CHAMPAGNE
Comté de Champagne, de Rethel, de Porcien
Comté de Joigny, de Bar
Seigneurie de Joinville et Evêché de Langres
Comté de Rethel
- A - Fossé de Sauné, 08390 Le Mont-Dieu :
Fossé dans la forêt domaniale du Mont Dieu. Au pied du Mont Dieu est une très belle Chartreuse classée du XVIIème fondée par Odon abbé de St Rémi en 1132. Saint Bernard y séjourna de 1139 à 1141, le pape Eugène III en 1148 et Thomas Becket en 1164. La forêt domaniale où est implanté ce fossé ne fait pas face à la frontière entre la France et l'Empire par rapport à l'emplacement de la chartreuse. Il serait donc abusif d'y voir une influence de la présence de Thomas Becket en ces lieux.

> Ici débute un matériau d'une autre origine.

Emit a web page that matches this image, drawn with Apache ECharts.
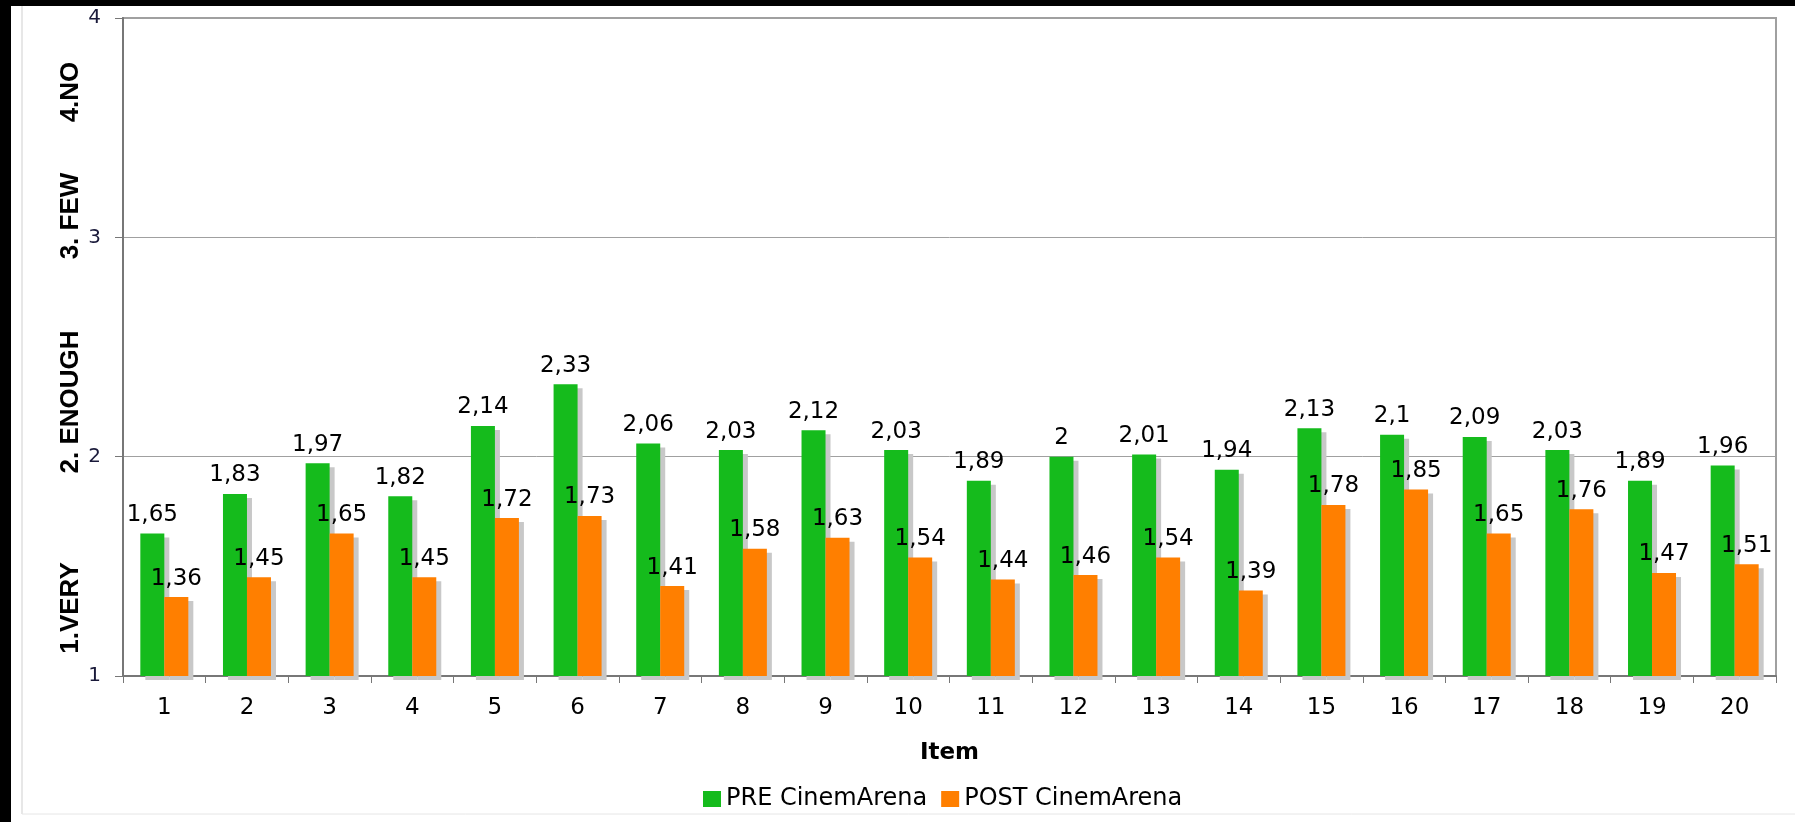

Il faut par contre se reporter à l'histoire de Mouzon 08210 (page 250 et suivantes), sur l'autre rive de la Meuse donc coté germanique, pour comprendre que ce site puisse être antérieur à la Chartreuse et être attribué à Hugues le Grand entre 925 et 947. Voir Lorraine n°1.
Carte; Hypothèse d'affectation : Hugues le Grand; Verdun
Comté de Porcien
Entre Son et Chappes se dresse la ligne de crête des Ardennes qui relie les deux forteresses principales du puissant et ancien comté de Porcien. Ces châteaux sont : Château-Porcien, capitale du comté et Chaumont-Porcien, hauteur sur laquelle a été établi le monastère de Saint Berthauld. Le nom de Son provient surement de ces hauteurs, Son signifiant alors "sommet". Cependant nous sommes aussi sur la frontière avec la Lotharingie (croix rouge ci-contre) et Louis d'Outre-Mer, après la prise de Laon en 936, s'est réfugié en Angleterre puis dans le Porcien pour y combattre Hugues et Herbert de Vermandois. Or Louis était le fils de la princesse Anglo-saxonne Edwige de Wessex et était marié à une princesse ottonienne, Gerberge de Saxe. Autant dire s'il était au courant des méthodes de guerre saxonnes.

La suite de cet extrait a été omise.